Zechs Files: OWL's Debut Shone But The Game Still Needs Polish

Overwatch Gosu “GosuGamers” Gamers

Overwatch League kicked off with record-breaking viewing figures, but the spectator experience still leaves a lot to be desired.

24 hours after Tyler1’s record-breaking return to Twitch, the Overwatch League started with viewing figures that surpassed his at times. It was exactly the start that Blizzard must have been hoping for and Overwatch fans are right to be excited. There is, however, plenty to work on.

The Good

The viewing figures for Twitch were, as mentioned, pretty spectacular. I don’t often see Overwatch in the top eight list on the front page, so to explode with 350,000 viewers was a great opening. On top of that, the vast majority of the broadcast was game time. I can’t easily express how happy this made me, even as someone who doesn’t really watch Overwatch in the first place. One of my biggest pet peeves in all sports, not just esports, is the amount of time wasted on “desk time” and inane babble. OWL just dived right in, with minimal wastage, and it was great. I hope Blizzard keeps that going in future.

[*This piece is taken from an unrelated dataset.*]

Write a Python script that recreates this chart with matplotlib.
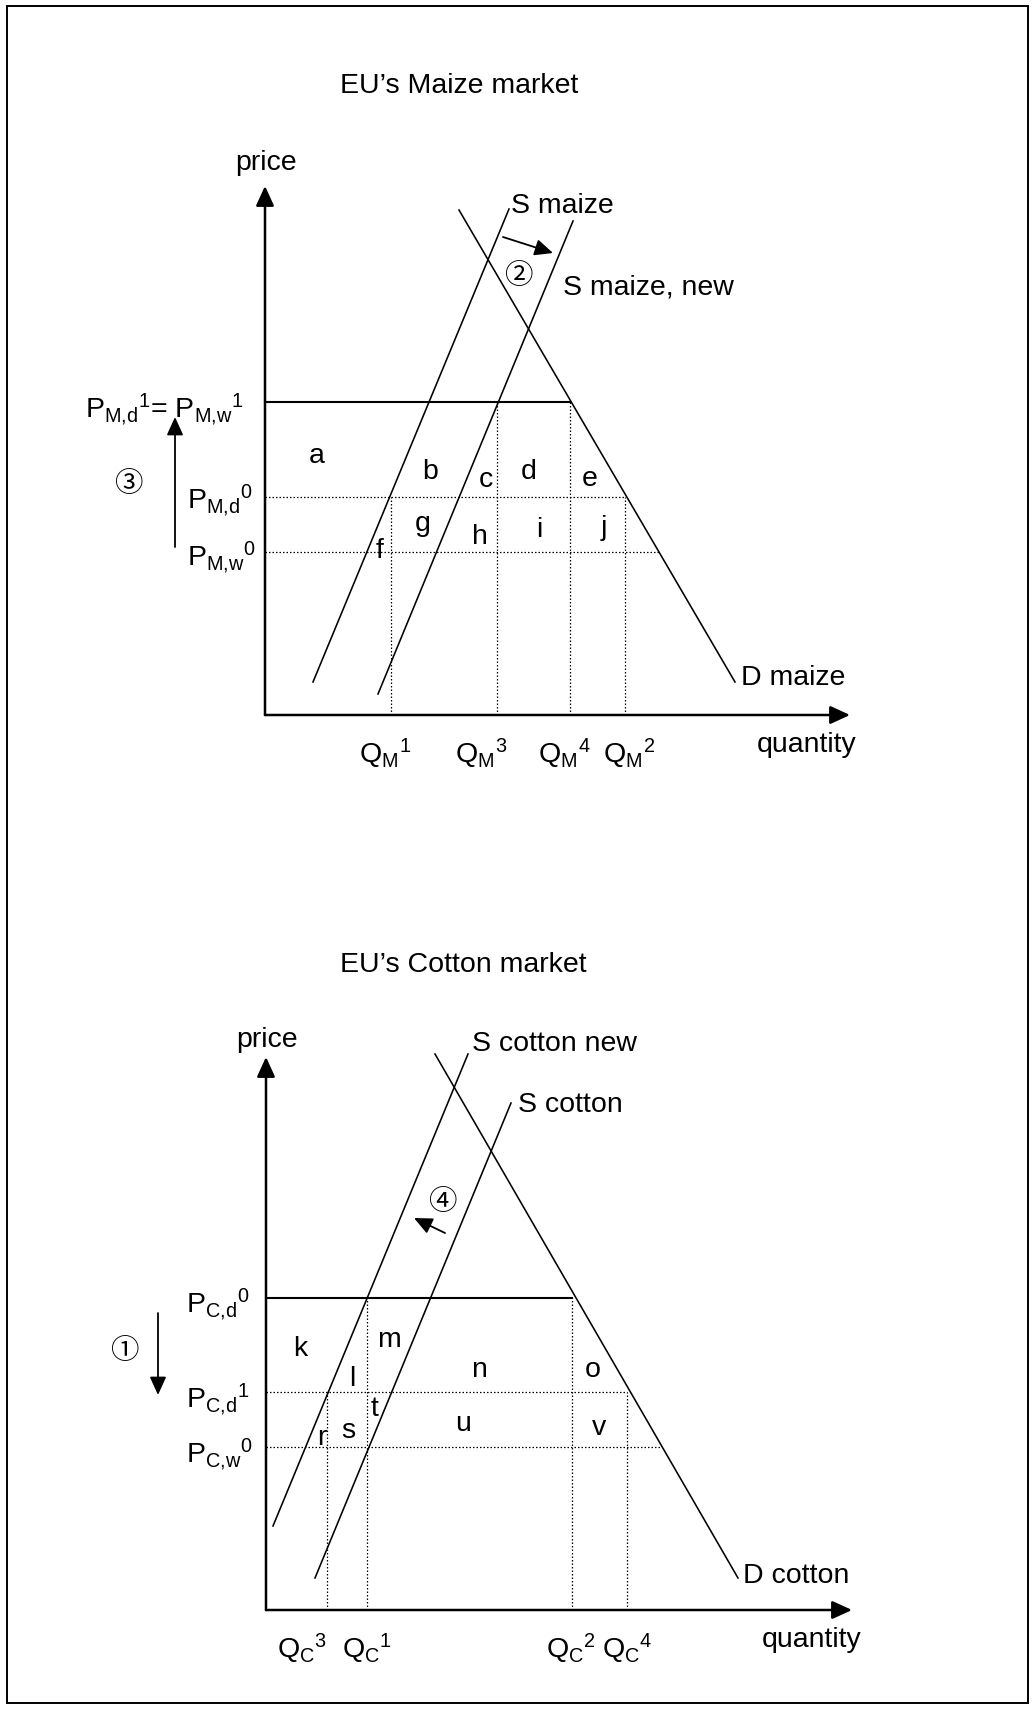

The team skins were a masterstroke. One of Overwatch’s biggest problems, which we’ll come to later, is the fact that it is really hard to keep up with. Team-coloured skins helped a lot with this. A lot of the game’s intricacies were still lost, but it was easy to see the difference between an orange guy and a green guy. I know it sounds simple, but it really made the games much more watchable, especially for a noob like myself.

Commentary was great. You’d expect nothing less from Monte Cristo, of course, but even Doa has grown on me. I was never a fan of his, but he really seems to have upped his game for Overwatch. Blizzard picked the right people to explain a visually complex game.

The Bad

Trouble is, Overwatch is very, very complicated to keep track of. I found myself zoning out and listening to the commentary as if it was a radio broadcast very often. There’s just too much going on, too much visual noise, and the observers have a hell of a job on their hands trying to keep up. I don’t really know how you get around this problem either. Like any game, many of the subtleties become obvious to veteran players, but newcomers will be turned off by something so hard to watch.

On that note, the launch day viewing figures, while impressive, are not really indicative of the league’s health. I had never watched a minute of competitive Overwatch beforehand, and tuned in because it was a big esports occasion, not to be missed. I’m sure I’m not the only one in that position. Get back to me in week 12 when the 9th placed team plays the 8th placed team and let’s see where we’re at.

The last negative I want to touch on is the timing. I know that Europe isn’t a huge region in terms of population, but starting at midnight GMT or even later across Europe is going to be a problem down the line. I stayed up, as did many others, because it was a special occasion, but not every week is going to be a special occasion. Casual viewers are not going to stay up till 3 and 4AM to watch teams they aren’t invested in. It’s a nice touch that London’s game only starts at 10PM tonight, but the situation as a whole is far from ideal. By contrast, the ELEAGUE Major starts tomorrow and the final match of its opening day starts at the same time as the first match of yesterday’s OWL.

The Conclusion

Overwatch fans should be cautiously optimistic based on opening night. The game has some inherent flaws as a spectacle, but Blizzard has already shown that it is willing to find ways around some of them. Team kits helped a lot, but to maintain the explosion of interest in the game’s proper competitive debut there is still work to be done. The talent is right and the production value seems solid; the game itself just needs some tweaks to make it more coherent for casual viewers.